I have blogged before about the way that this Labour government have systematically destroyed the credibility of the English education system. The devaluing of grades via ever ever higher pass rates and ever easier questions has long been suspected by many and denied by a Government who continually get away with saying that we must not diminish the achievements of hard-working students. Last week The Times reported a speech by the intelligent and geeky, and often unfairly mocked for this by Labour attack dogs, Michael Gove. Melanie Phillips wrote about this recently and gave the following examples that were in Michael Gove's speech but not reported in full by The Times:
"Peter Tymms at the University of Durham has shown that a student achieving an E in A level maths in 1998 would have achieved a B in 2004.And Duncan Lawson from the University of Coventry has shown that students entering university in 2001 with a B at Maths A level displayed the level of knowledge which 10 years before would have been shown by a student with a grade N - or fail.

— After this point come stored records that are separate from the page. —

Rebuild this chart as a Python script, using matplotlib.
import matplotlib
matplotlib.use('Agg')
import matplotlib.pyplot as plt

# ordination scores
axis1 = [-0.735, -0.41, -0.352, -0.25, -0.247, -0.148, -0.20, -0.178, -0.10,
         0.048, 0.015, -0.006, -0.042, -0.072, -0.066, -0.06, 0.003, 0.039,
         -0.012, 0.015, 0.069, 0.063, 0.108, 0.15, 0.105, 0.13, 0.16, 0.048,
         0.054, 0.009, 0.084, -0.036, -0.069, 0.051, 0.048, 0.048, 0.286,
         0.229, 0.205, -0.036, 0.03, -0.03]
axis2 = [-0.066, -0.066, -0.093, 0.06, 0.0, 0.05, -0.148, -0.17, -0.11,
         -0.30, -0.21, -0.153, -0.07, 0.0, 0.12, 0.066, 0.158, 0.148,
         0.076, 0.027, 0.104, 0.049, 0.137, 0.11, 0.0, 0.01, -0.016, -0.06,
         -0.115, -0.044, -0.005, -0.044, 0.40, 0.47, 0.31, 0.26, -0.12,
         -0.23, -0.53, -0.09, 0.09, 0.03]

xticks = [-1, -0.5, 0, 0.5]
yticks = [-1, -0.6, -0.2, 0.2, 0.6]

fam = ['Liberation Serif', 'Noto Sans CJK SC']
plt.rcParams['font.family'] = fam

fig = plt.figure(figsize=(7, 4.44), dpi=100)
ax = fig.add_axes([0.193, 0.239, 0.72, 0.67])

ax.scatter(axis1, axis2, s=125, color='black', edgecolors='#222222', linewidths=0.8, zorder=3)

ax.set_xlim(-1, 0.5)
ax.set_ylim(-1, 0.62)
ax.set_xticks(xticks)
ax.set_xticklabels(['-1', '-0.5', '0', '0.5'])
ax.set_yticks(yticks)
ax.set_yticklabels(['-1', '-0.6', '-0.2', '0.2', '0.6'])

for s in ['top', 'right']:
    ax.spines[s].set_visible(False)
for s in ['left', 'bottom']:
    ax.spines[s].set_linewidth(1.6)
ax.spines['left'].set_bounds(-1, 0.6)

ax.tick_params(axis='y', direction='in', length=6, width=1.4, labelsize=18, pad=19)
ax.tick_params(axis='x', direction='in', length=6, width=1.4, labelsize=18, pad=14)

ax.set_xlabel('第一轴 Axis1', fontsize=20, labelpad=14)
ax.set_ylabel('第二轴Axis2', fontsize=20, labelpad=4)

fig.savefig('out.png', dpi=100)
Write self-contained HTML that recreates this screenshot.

Indeed students who failed the Maths A level in 1991 performed better overall in tests of mathematical competence than those who secured a B pass in 2001. Dr Jonathan Ramsay and John Corner have analysed maths papers from the 1960s to the present day and found topics which once used to be set for 16 year olds at the old O-level and even the CSE, which was designed for less academic pupils, now crop up in A-levels.

Their report pointed out that ‘finding areas and volumes using calculus, which used to be examined at O level are now examined in A level pure mathematics, but it is the O level questions which are harder’ and, perhaps even more shockingly, ‘some applied mathematics CSE papers from the 1970s are almost indistinguishable from the mechanics unit one A level paper, with some CSE topics even overlapping with unit two. One calculus topic from O level pure mathematics is now to be found at A level.’"


Meanwhile, here’s a "science" GCSE exam question:

" Residents have a variety of thoughts concerning the siting of the new power station. Two views are -

1The nuclear power station will provide employment in the area.

2 Any release of radioactive material would be very dangerous.

Which statements are arguments in favour of siting the nuclear power station here - 1 only, 2 only, both 1 and 2 or neither..."

Subjectively I find that most interviewees who received their GCSE and above education in the late 1990s and 2000s have excellent results but often not the ability to match the grades. In an attempt to go along with the "will nobody think of the children" attitude this destruction of educational standards has been allowed to continue for too long but how can it be stopped?

Unfortunately it is my opinion that the system cannot be easily stopped and that it suits this Labour government to have a large pool of people who are so incapable of independent thought that they will believe the lies and spin put out by the Labour government and its propaganda arm, the BBC, and vote accordingly. It is a scandal, it is a disgrace and it will only get worse.